**What is being asked**
Copy out all lines where "this" appears.

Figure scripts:
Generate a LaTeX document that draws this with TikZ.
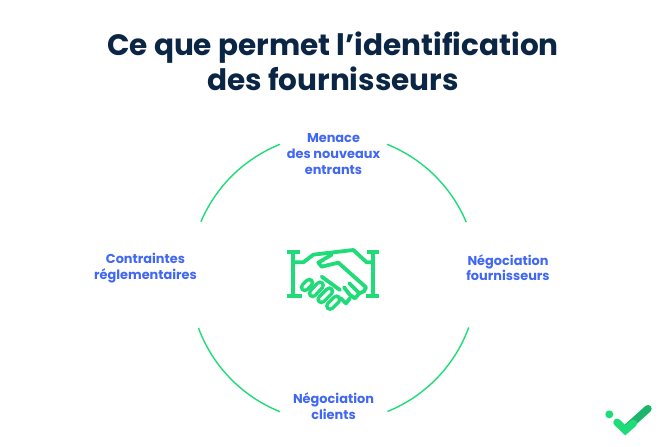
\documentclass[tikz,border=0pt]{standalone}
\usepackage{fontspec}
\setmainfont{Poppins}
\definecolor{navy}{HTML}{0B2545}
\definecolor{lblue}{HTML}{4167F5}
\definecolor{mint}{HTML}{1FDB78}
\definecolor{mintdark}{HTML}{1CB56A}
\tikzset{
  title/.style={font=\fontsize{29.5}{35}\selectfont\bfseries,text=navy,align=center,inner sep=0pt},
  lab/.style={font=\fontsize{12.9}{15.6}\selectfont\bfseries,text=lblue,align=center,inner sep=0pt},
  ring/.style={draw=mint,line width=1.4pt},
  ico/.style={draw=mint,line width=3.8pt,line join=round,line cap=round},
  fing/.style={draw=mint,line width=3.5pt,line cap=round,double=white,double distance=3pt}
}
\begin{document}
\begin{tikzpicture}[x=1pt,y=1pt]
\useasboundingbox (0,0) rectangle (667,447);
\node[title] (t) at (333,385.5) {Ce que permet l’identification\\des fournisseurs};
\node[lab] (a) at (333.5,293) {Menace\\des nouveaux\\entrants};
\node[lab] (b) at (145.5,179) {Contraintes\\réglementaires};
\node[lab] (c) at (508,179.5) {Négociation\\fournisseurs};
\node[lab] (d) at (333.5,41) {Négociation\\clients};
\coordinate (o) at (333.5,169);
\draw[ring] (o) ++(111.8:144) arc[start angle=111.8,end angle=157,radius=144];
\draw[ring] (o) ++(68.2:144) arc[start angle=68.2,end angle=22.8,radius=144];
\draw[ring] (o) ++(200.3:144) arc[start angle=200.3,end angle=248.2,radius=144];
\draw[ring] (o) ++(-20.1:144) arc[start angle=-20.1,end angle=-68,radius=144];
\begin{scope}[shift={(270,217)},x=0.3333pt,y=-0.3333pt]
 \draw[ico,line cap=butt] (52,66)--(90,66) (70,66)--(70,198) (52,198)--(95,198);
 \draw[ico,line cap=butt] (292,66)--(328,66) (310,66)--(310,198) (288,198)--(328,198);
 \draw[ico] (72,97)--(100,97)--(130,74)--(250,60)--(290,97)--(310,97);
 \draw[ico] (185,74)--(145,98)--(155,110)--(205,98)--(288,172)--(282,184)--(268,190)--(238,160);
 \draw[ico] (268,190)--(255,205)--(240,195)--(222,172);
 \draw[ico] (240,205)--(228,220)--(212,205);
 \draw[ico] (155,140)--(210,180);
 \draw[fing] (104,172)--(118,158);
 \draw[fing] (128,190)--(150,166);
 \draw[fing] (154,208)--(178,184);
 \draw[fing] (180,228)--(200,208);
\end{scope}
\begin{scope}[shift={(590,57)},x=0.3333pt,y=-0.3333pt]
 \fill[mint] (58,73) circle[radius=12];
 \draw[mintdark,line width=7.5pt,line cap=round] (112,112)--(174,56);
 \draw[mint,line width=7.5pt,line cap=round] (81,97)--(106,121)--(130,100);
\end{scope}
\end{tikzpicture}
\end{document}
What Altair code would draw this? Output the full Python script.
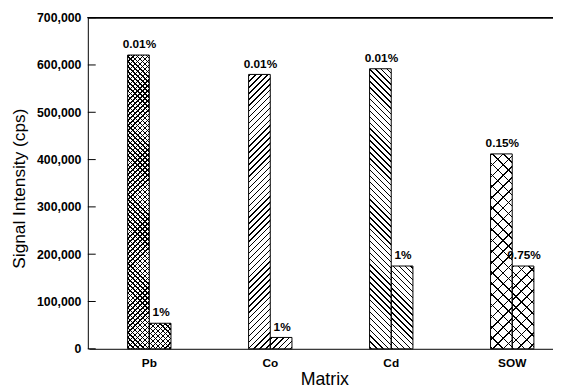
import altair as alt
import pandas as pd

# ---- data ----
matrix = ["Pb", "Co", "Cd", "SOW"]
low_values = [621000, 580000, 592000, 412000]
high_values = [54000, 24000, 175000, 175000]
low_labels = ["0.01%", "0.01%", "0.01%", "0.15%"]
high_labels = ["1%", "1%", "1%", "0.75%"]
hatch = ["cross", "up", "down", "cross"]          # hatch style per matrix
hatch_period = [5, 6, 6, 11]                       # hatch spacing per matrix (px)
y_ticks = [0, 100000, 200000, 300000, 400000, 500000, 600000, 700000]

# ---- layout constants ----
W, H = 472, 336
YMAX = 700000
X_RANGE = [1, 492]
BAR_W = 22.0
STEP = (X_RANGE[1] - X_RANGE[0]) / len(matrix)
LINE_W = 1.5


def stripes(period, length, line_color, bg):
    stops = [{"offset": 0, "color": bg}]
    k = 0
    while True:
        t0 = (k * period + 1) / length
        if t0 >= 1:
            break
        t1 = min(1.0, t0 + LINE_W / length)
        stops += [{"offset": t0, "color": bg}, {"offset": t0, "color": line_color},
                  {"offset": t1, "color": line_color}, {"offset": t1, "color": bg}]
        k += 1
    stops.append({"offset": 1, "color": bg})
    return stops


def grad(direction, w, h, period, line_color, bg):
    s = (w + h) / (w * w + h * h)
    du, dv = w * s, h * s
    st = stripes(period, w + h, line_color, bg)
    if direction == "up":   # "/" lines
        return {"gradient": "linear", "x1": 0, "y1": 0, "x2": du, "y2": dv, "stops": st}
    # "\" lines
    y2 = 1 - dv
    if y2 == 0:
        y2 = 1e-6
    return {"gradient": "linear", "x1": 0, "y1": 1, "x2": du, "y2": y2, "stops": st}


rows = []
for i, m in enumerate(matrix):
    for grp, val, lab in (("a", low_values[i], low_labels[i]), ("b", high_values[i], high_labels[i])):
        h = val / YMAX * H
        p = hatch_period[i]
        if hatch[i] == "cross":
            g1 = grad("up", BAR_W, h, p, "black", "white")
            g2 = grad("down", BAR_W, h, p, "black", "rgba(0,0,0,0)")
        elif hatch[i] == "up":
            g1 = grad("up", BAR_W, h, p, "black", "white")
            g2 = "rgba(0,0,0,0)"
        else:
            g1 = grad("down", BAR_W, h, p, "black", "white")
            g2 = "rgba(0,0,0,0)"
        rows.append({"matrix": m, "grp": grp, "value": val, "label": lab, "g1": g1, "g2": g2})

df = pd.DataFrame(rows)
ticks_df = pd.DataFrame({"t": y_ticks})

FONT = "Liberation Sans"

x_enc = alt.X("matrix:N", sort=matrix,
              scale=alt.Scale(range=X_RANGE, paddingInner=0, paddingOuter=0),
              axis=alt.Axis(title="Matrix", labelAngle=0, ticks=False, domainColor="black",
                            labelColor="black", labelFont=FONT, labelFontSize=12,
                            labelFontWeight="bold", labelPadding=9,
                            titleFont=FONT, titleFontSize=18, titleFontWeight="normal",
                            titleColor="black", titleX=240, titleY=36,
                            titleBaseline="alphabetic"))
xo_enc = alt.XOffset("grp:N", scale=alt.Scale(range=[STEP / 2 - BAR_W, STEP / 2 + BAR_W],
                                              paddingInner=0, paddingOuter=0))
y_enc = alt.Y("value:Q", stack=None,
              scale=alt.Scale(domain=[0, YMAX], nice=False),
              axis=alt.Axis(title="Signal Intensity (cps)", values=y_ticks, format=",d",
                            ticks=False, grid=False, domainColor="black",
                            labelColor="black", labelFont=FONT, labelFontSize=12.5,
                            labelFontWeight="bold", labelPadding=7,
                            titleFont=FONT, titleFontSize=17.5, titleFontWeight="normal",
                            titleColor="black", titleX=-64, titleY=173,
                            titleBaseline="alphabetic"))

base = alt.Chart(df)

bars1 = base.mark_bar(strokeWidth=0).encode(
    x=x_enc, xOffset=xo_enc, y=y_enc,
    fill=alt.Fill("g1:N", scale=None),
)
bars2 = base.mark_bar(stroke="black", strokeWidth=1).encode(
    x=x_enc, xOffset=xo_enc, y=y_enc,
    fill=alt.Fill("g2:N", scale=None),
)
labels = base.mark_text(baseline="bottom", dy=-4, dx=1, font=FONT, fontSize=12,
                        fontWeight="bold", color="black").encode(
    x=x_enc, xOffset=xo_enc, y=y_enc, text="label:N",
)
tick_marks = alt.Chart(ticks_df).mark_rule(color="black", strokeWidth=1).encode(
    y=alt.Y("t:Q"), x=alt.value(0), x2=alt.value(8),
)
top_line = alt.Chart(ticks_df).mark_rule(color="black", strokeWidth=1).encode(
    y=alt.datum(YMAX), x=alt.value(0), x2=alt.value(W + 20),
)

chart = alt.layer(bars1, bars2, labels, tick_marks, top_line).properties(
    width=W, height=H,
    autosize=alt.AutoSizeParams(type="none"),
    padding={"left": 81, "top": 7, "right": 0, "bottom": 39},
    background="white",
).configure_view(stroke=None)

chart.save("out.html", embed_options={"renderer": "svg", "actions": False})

**Task answer**
Generate a LaTeX document that draws this with TikZ.
What Altair code would draw this? Output the full Python script.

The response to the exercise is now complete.